A mes amis de gauche qui hésitent encore, je pose la question décisive : aimeriez-vous que votre fils ressemble à Macron ou à Mélenchon ? Je n'ai pas besoin de donner la réponse tellement elle va de soi. Les grands questionnements idéologiques se résolvent parfois par des constats existentiels. A la fin de l'émission, j'aurais bien vu quelques assistants amener sur le plateau un piano, où Emmanuel Macron se serait installé pour nous faire des gammes ou interpréter un morceau, avec autant d'aisance qu'il nous avait parlé de graves problèmes économiques et financiers, ne quittant jamais ce sourire qui le met à distance de la vie et des autres.

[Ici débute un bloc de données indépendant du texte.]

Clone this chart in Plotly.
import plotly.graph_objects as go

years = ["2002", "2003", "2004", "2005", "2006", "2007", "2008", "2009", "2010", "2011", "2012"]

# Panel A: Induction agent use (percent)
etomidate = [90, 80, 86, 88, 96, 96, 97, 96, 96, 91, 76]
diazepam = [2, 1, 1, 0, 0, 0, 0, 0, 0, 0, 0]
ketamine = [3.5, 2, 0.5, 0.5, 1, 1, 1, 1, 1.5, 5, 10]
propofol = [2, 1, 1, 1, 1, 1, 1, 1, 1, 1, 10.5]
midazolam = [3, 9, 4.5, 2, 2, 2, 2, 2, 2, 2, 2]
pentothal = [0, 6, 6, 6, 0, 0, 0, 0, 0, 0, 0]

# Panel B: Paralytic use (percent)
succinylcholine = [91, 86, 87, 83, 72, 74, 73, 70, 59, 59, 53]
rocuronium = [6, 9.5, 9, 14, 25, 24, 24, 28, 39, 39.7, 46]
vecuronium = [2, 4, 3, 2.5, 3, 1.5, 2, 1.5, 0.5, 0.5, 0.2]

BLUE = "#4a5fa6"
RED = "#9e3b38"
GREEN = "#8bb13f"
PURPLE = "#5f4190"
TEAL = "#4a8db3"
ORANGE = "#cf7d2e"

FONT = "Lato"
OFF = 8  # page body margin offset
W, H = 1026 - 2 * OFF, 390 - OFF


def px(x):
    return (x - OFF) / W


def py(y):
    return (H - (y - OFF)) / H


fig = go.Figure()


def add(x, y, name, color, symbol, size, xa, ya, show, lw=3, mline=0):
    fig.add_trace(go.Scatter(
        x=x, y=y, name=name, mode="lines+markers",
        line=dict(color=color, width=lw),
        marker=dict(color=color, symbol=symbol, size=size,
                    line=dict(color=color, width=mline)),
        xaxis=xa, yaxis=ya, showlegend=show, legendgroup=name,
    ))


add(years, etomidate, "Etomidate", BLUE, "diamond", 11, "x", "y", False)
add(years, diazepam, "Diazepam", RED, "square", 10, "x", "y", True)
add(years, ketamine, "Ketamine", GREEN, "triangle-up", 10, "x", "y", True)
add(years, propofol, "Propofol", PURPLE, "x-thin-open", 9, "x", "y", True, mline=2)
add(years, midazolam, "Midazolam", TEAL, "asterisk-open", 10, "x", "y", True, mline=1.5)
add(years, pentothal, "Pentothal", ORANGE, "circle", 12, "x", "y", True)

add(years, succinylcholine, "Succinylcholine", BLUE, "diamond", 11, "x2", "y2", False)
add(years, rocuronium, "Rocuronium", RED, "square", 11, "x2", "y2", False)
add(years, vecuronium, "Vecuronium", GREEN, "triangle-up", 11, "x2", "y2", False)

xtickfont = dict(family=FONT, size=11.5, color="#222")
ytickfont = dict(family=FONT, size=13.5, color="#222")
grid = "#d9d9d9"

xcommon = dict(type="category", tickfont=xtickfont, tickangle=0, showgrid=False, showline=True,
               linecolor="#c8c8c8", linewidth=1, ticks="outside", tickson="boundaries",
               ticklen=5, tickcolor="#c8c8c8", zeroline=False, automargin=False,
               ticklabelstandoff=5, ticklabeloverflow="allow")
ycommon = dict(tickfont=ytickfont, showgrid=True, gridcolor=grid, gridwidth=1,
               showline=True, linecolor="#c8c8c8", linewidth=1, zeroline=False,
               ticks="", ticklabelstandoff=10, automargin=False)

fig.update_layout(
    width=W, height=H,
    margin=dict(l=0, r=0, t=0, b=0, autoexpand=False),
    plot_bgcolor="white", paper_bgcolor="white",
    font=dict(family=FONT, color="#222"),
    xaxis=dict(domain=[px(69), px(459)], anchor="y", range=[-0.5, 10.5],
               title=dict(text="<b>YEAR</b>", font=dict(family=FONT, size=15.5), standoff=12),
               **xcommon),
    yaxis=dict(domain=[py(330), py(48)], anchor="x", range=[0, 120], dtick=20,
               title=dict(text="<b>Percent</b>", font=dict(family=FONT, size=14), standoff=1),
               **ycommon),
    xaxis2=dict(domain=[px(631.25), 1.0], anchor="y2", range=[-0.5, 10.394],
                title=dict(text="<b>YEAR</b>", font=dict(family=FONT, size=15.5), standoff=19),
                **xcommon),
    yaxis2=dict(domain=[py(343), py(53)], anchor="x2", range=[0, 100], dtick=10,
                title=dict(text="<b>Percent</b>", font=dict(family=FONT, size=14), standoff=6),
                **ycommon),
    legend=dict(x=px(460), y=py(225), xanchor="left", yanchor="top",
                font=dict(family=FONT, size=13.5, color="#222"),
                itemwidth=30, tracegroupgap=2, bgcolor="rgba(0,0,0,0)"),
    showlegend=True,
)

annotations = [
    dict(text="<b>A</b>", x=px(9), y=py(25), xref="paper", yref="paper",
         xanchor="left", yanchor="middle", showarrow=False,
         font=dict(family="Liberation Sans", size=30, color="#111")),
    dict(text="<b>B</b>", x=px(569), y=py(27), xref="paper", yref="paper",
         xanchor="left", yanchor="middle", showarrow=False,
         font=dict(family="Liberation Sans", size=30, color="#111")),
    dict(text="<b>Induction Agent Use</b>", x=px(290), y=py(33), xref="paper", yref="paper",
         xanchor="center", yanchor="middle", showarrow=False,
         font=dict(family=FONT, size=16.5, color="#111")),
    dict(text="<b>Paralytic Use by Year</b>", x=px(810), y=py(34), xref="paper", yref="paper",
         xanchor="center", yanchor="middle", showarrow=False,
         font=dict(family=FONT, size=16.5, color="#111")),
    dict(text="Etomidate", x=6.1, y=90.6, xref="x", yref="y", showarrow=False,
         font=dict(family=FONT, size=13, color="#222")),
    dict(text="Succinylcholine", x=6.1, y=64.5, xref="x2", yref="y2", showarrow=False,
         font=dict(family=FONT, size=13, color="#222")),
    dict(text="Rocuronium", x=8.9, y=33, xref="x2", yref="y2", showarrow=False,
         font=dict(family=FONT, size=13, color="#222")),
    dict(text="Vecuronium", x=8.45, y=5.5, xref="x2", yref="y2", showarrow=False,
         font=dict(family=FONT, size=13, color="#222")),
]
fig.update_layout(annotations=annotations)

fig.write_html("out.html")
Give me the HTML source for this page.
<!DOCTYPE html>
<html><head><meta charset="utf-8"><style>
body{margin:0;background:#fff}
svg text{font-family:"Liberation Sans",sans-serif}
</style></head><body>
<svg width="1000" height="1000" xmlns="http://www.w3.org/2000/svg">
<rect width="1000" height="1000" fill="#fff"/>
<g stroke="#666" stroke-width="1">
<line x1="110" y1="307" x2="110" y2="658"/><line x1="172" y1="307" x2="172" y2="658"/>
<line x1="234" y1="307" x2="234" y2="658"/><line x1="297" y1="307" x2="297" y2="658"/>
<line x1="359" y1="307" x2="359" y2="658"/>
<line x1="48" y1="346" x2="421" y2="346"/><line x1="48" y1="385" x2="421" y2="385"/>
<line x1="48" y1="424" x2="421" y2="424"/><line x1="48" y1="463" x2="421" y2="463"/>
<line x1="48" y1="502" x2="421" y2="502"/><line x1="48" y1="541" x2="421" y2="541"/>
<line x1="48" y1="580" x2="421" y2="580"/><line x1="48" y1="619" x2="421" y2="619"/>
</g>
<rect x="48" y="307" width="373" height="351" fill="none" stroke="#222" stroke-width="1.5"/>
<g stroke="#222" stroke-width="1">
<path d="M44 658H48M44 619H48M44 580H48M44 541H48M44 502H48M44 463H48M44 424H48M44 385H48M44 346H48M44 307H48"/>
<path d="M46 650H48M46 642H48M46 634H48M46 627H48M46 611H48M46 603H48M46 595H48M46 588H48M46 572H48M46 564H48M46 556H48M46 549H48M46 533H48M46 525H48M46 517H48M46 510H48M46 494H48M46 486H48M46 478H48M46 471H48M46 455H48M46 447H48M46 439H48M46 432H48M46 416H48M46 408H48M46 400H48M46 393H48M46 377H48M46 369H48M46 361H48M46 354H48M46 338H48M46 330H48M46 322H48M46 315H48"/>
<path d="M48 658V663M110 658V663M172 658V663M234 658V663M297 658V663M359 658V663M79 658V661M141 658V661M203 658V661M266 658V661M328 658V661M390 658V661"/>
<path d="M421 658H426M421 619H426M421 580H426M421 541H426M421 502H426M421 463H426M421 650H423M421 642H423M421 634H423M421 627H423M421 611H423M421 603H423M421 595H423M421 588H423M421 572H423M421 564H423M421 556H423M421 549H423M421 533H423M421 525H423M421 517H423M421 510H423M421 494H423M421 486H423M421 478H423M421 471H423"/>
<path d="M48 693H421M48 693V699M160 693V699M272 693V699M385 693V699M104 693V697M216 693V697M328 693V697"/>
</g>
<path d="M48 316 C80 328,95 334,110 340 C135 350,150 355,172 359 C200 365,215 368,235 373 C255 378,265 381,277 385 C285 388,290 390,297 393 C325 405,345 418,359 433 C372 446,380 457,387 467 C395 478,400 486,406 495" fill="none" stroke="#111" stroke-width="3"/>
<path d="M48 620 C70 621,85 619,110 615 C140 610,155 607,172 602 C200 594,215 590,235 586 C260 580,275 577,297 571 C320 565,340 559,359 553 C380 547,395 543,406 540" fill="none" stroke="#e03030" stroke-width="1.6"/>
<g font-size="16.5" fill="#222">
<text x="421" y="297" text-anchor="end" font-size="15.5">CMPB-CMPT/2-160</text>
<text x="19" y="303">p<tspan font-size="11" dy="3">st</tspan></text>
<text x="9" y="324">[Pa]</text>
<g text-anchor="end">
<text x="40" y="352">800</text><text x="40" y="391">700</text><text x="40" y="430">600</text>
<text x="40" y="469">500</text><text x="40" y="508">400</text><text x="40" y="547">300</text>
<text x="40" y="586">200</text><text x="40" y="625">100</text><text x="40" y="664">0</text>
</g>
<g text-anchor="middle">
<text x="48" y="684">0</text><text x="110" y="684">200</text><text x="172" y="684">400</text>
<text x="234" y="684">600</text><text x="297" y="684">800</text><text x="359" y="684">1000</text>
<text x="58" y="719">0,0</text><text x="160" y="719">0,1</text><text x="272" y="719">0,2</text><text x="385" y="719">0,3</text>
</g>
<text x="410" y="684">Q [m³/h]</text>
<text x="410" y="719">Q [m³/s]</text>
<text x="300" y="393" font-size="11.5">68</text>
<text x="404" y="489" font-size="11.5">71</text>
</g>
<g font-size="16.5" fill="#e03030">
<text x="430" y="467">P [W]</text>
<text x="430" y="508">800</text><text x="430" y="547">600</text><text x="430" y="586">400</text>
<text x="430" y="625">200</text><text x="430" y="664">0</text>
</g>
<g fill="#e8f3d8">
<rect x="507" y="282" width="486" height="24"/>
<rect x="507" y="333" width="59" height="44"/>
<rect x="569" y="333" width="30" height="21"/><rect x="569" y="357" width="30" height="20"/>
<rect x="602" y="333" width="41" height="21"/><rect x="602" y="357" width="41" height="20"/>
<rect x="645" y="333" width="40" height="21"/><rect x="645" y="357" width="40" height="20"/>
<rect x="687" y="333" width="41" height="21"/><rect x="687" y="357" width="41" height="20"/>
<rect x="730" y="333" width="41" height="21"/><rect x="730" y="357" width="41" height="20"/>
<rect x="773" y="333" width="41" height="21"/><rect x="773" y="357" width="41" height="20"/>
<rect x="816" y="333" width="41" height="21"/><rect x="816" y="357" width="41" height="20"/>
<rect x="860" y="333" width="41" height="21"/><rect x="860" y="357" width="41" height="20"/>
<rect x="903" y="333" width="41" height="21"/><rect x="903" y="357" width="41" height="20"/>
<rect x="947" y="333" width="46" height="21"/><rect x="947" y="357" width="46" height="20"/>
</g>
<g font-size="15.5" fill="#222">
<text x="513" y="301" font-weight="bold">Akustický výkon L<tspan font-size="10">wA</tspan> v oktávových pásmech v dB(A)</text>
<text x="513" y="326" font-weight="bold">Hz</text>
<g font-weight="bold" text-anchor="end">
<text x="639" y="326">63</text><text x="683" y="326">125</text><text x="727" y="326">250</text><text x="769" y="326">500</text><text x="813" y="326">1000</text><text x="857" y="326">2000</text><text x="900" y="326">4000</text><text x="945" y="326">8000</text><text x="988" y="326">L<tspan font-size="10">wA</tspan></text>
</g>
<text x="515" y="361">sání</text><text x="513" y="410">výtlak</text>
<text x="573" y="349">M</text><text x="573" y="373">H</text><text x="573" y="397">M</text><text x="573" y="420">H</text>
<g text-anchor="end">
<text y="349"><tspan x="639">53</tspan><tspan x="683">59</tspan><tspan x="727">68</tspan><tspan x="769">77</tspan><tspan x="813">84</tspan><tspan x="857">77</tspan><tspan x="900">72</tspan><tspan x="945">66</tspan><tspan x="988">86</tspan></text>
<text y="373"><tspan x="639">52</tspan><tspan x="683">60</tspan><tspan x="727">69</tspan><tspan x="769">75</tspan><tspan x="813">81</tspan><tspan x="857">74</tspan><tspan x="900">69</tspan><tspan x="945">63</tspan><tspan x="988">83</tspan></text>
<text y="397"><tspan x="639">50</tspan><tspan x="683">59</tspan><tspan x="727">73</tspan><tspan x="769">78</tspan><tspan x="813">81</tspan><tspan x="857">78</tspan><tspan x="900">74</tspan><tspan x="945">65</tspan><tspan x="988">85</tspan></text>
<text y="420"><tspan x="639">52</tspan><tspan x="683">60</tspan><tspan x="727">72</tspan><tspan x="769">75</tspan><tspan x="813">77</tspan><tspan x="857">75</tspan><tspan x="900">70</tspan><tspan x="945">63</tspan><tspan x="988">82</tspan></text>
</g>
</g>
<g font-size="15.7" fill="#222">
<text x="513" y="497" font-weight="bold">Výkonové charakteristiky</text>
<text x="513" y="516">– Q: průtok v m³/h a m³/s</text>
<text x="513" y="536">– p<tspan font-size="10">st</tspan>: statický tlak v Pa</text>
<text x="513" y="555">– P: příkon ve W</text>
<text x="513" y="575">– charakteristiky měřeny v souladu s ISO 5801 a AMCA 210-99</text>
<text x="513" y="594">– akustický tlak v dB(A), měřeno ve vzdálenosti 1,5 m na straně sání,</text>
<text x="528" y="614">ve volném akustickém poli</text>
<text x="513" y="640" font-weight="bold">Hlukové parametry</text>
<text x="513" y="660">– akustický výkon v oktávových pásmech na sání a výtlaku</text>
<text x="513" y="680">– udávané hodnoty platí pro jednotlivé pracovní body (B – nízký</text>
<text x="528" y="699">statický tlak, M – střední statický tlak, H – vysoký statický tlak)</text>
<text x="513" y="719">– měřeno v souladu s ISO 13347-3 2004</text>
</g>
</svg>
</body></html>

Le meilleur des socialistes a-t-il un avenir ? Il ne faut jurer de rien en politique, lui-même l'a très bien compris. Son principal défaut, c'est sa première qualité : la supériorité intellectuelle. On peut pardonner à quelqu'un beaucoup de choses, avoir fait une crasse, être infidèle, mentir, mais pas d'être supérieurement intelligent. La nature humaine n'est pas suffisamment humble et généreuse pour pratiquer ce genre de pardon. "Les ratés ne vous rateront pas", je ne sais plus qui disait cela. C'est pourquoi je formule tous mes voeux de réussite à Emmanuel Macron, je lui souhaite le plus bel avenir possible parmi les socialistes, mais je ne suis pas sûr non plus qu'il n'y laisse pas sa peau.

2 commentaires:

Anonyme a dit…

Puisque j'ai plus que l'âge je choisis Mélenchon qui a l’agressivité permettant de rebondir dans un monde de brutes.
Pour Macron j'aurais peur que l'on lui fasse du mal et que çà le casse.
Considérations affectives primaires mais ainsi peuvent être les pères !

Anonyme a dit…

je suis d accord Macron il fait parti d une generation differente - pas nouvelle - de politicien, en Anglais il est on the edge of the box, rather than outside the box.